** Start of Data shown **

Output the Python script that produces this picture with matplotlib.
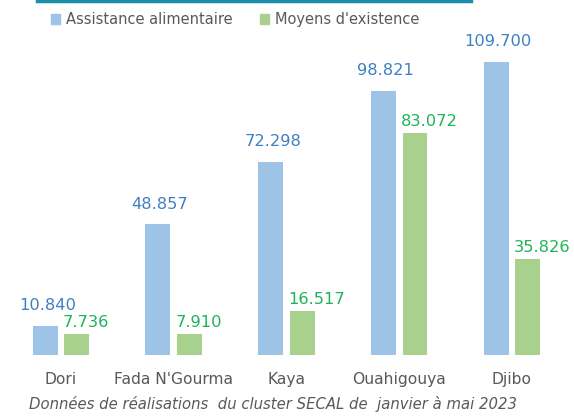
import matplotlib.pyplot as plt
import numpy as np
from matplotlib.lines import Line2D
from matplotlib.patches import Patch

villes = ["Dori", "Fada N'Gourma", "Kaya", "Ouahigouya", "Djibo"]
assistance = [10.840, 48.857, 72.298, 98.821, 109.700]
moyens = [7.736, 7.910, 16.517, 83.072, 35.826]
series_noms = ["Assistance alimentaire", "Moyens d'existence"]
sous_titre = "Données de réalisations  du cluster SECAL de  janvier à mai 2023"

bleu, vert = "#9dc3e6", "#a9d18e"
bleu_txt, vert_txt = "#3f80c2", "#1fb35a"
gris = "#595959"

plt.rcParams['font.family'] = ['DejaVu Sans']

fig = plt.figure(figsize=(5.74, 4.17), dpi=100)
ax = fig.add_axes([0, 0.149, 1, 0.769])

x = np.arange(len(villes))
w = 0.22
off = 0.14
ax.bar(x - off, assistance, w, color=bleu)
ax.bar(x + off, moyens, w, color=vert)

# etiquettes bleues centrees, vertes alignees a gauche sur la barre
for xi, v in zip(x - off, assistance):
    ax.annotate(f"{v:.3f}", (xi, v), xytext=(1.5, 9), textcoords="offset points",
                ha="center", va="bottom", color=bleu_txt, fontsize=11.7)
for xi, v in zip(x + off - w / 2, moyens):
    ax.annotate(f"{v:.3f}", (xi, v), xytext=(-1, 3), textcoords="offset points",
                ha="left", va="bottom", color=vert_txt, fontsize=11.7)

ax.set_xlim(-0.54, 4.55)
ax.set_ylim(0, 120)
ax.set_xticks(x)
ax.set_xticklabels(villes, color=gris, fontsize=11.2)
ax.tick_params(axis="x", length=0, pad=12)
ax.set_yticks([])
for s in ax.spines.values():
    s.set_visible(False)

fig.text(0.476, 0.031, sous_titre, ha="center", va="center", style="italic",
         color=gris, fontsize=10.7)

handles = [Patch(color=bleu), Patch(color=vert)]
leg = fig.legend(handles, series_noms, loc="center", bbox_to_anchor=(0.41, 0.953),
                 ncol=2, frameon=False, fontsize=10.5, handlelength=0.6, handleheight=0.6,
                 handletextpad=0.4, columnspacing=1.9)
for t in leg.get_texts():
    t.set_color(gris)

fig.add_artist(Line2D([0.065, 0.82], [0.997, 0.997], color="#1a8fa8", lw=2.5,
                      transform=fig.transFigure))

fig.savefig("out.png", dpi=100)
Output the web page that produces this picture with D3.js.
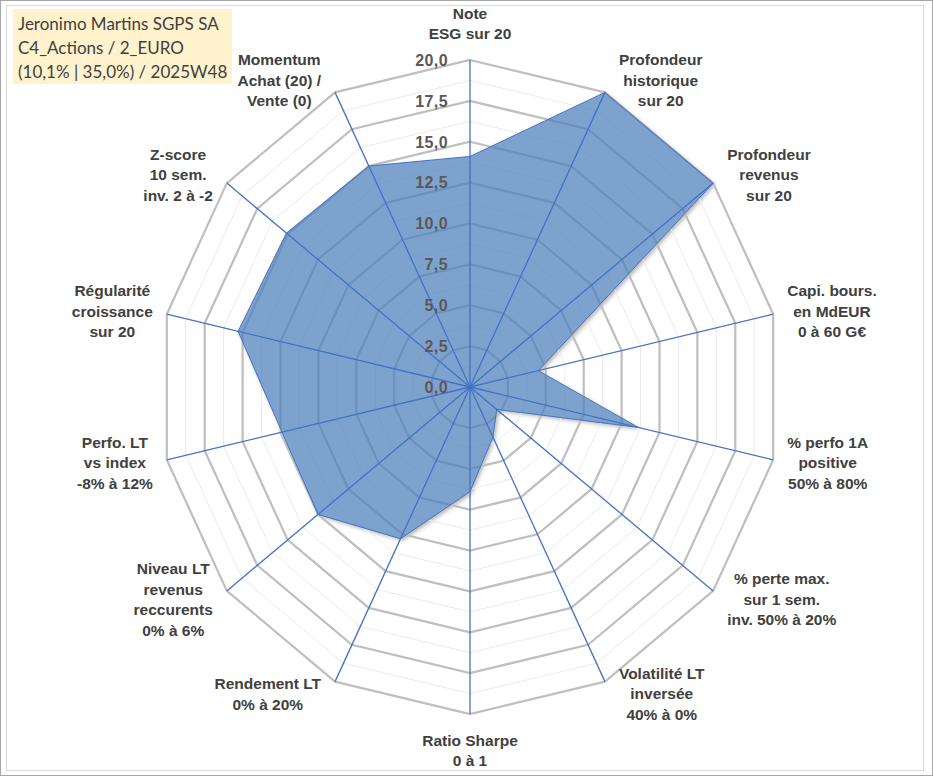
<!DOCTYPE html>
<html>
<head>
<meta charset="utf-8">
<script src="https://cdn.jsdelivr.net/npm/d3@7"></script>
<style>
  body { margin: 0; background: #fff; }
  svg { display: block; }
</style>
</head>
<body>
<svg id="radar_svg"></svg>
<script>
var viewWidth = 933;
var viewHeight = 776;

// chart values
var titleLines = ["Jeronimo Martins SGPS SA", "C4_Actions / 2_EURO", "(10,1% | 35,0%) / 2025W48"];
var axisLabels = [
  ["Note", "ESG sur 20"],
  ["Profondeur", "historique", "sur 20"],
  ["Profondeur", "revenus", "sur 20"],
  ["Capi. bours.", "en MdEUR", "0 à 60 G€"],
  ["% perfo 1A", "positive", "50% à 80%"],
  ["% perte max.", "sur 1 sem.", "inv. 50% à 20%"],
  ["Volatilité LT", "inversée", "40% à 0%"],
  ["Ratio Sharpe", "0 à 1"],
  ["Rendement LT", "0% à 20%"],
  ["Niveau LT", "revenus", "reccurents", "0% à 6%"],
  ["Perfo. LT", "vs index", "-8% à 12%"],
  ["Régularité", "croissance", "sur 20"],
  ["Z-score", "10 sem.", "inv. 2 à -2"],
  ["Momentum", "Achat (20) /", "Vente (0)"]
];
var scores = [14.1, 20, 20, 4.5, 11.1, 2.2, 3.4, 6.4, 10.3, 12.5, 12.4, 15.3, 15.1, 15.0];
var majorTicks = [0, 2.5, 5, 7.5, 10, 12.5, 15, 17.5, 20];
var minorTicks = [1.25, 3.75, 6.25, 8.75, 11.25, 13.75, 16.25, 18.75];

var cx = 470, cy = 387;
var blue = "#4472C4";

var svg = d3.select("#radar_svg")
    .attr("width", viewWidth)
    .attr("height", viewHeight);

// the plot is a bit squeezed horizontally, like the excel original
var rx = d3.scaleLinear().domain([0, 20]).range([0, 311]);
var ry = d3.scaleLinear().domain([0, 20]).range([0, 327]);
var angle = d3.scaleLinear().domain([0, axisLabels.length]).range([0, 2 * Math.PI]);

var fr = d3.formatLocale({decimal: ",", thousands: " ", grouping: [3], currency: ["", "€"]}).format(".1f");

function px(i, v) { return cx + rx(v) * Math.sin(angle(i)); }
function py(i, v) { return cy - ry(v) * Math.cos(angle(i)); }

function ring(v) {
  return d3.range(axisLabels.length).map(function(i) { return [px(i, v), py(i, v)]; });
}

var line = d3.line().curve(d3.curveLinearClosed);
var seriesPath = line(scores.map(function(v, i) { return [px(i, v), py(i, v)]; }));

var defs = svg.append("defs");
defs.append("filter")
    .attr("id", "blur")
    .attr("x", "-10%").attr("y", "-10%")
    .attr("width", "130%").attr("height", "130%")
  .append("feGaussianBlur")
    .attr("stdDeviation", 2);

// frames
svg.append("rect")
    .attr("x", 0.5).attr("y", 0.5)
    .attr("width", viewWidth - 1).attr("height", viewHeight - 1)
    .attr("fill", "none")
    .attr("stroke", "#a6a6a6");
svg.append("rect")
    .attr("x", 6.5).attr("y", 5.5)
    .attr("width", 917).attr("height", 765)
    .attr("fill", "none")
    .attr("stroke", "#d9d9d9");

// soft shadow of the series, cleared inside so it does not darken the fill
svg.append("path")
    .attr("d", seriesPath)
    .attr("transform", "translate(2,2)")
    .attr("fill", "#000")
    .attr("fill-opacity", 0.3)
    .attr("filter", "url(#blur)");
svg.append("path")
    .attr("d", seriesPath)
    .attr("fill", "#fff");

// grid
svg.append("g").selectAll("path")
    .data(minorTicks)
  .enter().append("path")
    .attr("d", function(d) { return line(ring(d)); })
    .attr("fill", "none")
    .attr("stroke", "#ebebeb")
    .attr("stroke-width", 1);

svg.append("g").selectAll("path")
    .data(majorTicks.filter(function(d) { return d > 0; }))
  .enter().append("path")
    .attr("d", function(d) { return line(ring(d)); })
    .attr("fill", "none")
    .attr("stroke", "#bfbfbf")
    .attr("stroke-width", 2.25);

// the series
svg.append("path")
    .datum(scores)
    .attr("d", seriesPath)
    .attr("fill", "#4F81BD")
    .attr("fill-opacity", 0.74)
    .attr("stroke", blue)
    .attr("stroke-width", 1);

// spokes
svg.append("g").selectAll("line")
    .data(axisLabels)
  .enter().append("line")
    .attr("x1", cx).attr("y1", cy)
    .attr("x2", function(d, i) { return px(i, 20); })
    .attr("y2", function(d, i) { return py(i, 20); })
    .attr("stroke", blue)
    .attr("stroke-width", 1.3);

// tick labels on the first axis
svg.append("g").selectAll("text")
    .data(majorTicks)
  .enter().append("text")
    .attr("x", cx - 22)
    .attr("y", function(d) { return py(0, d); })
    .attr("dy", "0.36em")
    .attr("text-anchor", "end")
    .style("font-family", "'Liberation Sans', Arial, sans-serif")
    .style("font-weight", "bold")
    .style("font-size", "16px")
    .style("letter-spacing", "0.4px")
    .style("fill", "#595959")
    .text(function(d) { return fr(d); });

// axis labels
var lh = 20.5;
var labels = svg.append("g").selectAll("text")
    .data(axisLabels)
  .enter().append("text")
    .attr("text-anchor", "middle")
    .style("font-family", "'Liberation Sans', Arial, sans-serif")
    .style("font-weight", "bold")
    .style("font-size", "15.5px")
    .style("fill", "#404040");

labels.each(function(d, i) {
  var t = d3.select(this);
  var w = 0;
  d.forEach(function(s) {
    var sp = t.append("tspan").text(s);
    w = Math.max(w, sp.node().getComputedTextLength());
  });
  var h = d.length * lh;
  var a = angle(i), s = Math.sin(a), c = Math.cos(a);
  var x0 = px(i, 20), y0 = py(i, 20);
  var lx, ly;
  if (Math.abs(s) < 0.01) {
    lx = x0;
    ly = y0 - c * (h / 2 + 16);
  } else {
    lx = x0 + (s > 0 ? 1 : -1) * (w / 2 + 14);
    ly = y0 - c * 13.5;
  }
  t.selectAll("tspan")
    .attr("x", lx)
    .attr("y", function(s, k) { return ly + (k - (d.length - 1) / 2) * lh; })
    .attr("dy", "0.36em");
});

// title box
svg.append("rect")
    .attr("x", 13).attr("y", 9)
    .attr("width", 219).attr("height", 75)
    .attr("fill", "#FFF2CC");

svg.append("g").selectAll("text")
    .data(titleLines)
  .enter().append("text")
    .attr("x", 18)
    .attr("y", function(d, i) { return 30 + i * 24; })
    .style("font-family", "Lato, 'Open Sans', sans-serif")
    .style("font-size", "17px")
    .style("fill", "#404040")
    .text(function(d) { return d; });
</script>
</body>
</html>
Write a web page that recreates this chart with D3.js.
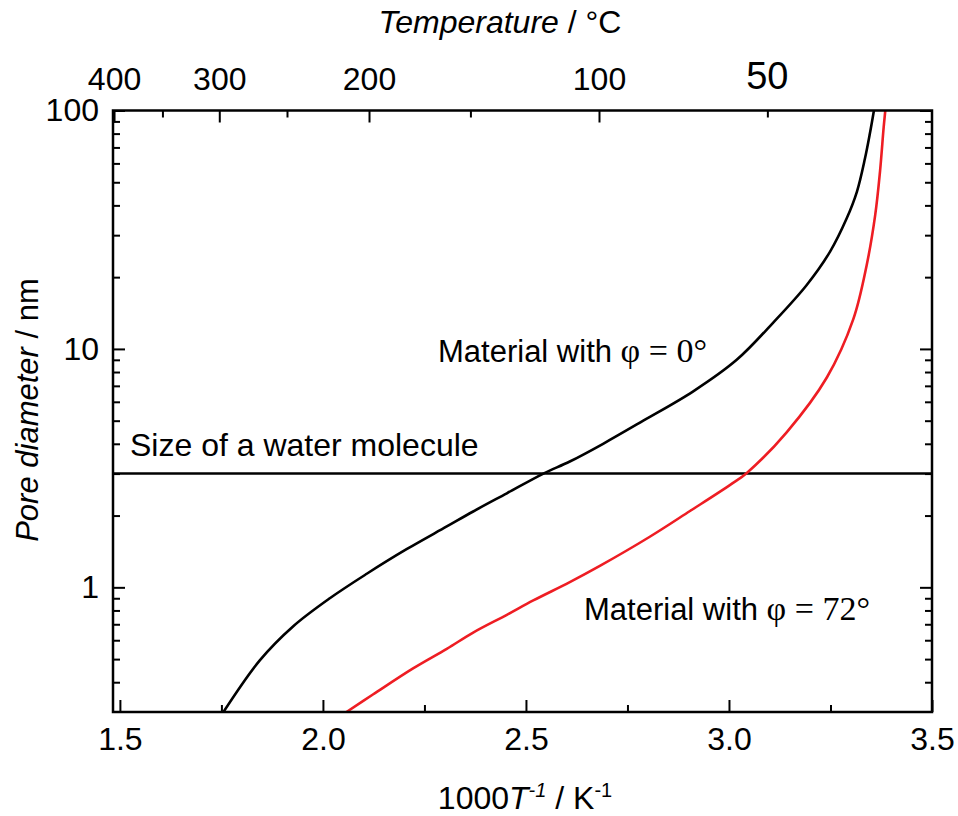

** End of Data shown **

Look through the entries and return every line where "Output" appears.

Answer:
Output the Python script that produces this picture with matplotlib.
Output the web page that produces this picture with D3.js.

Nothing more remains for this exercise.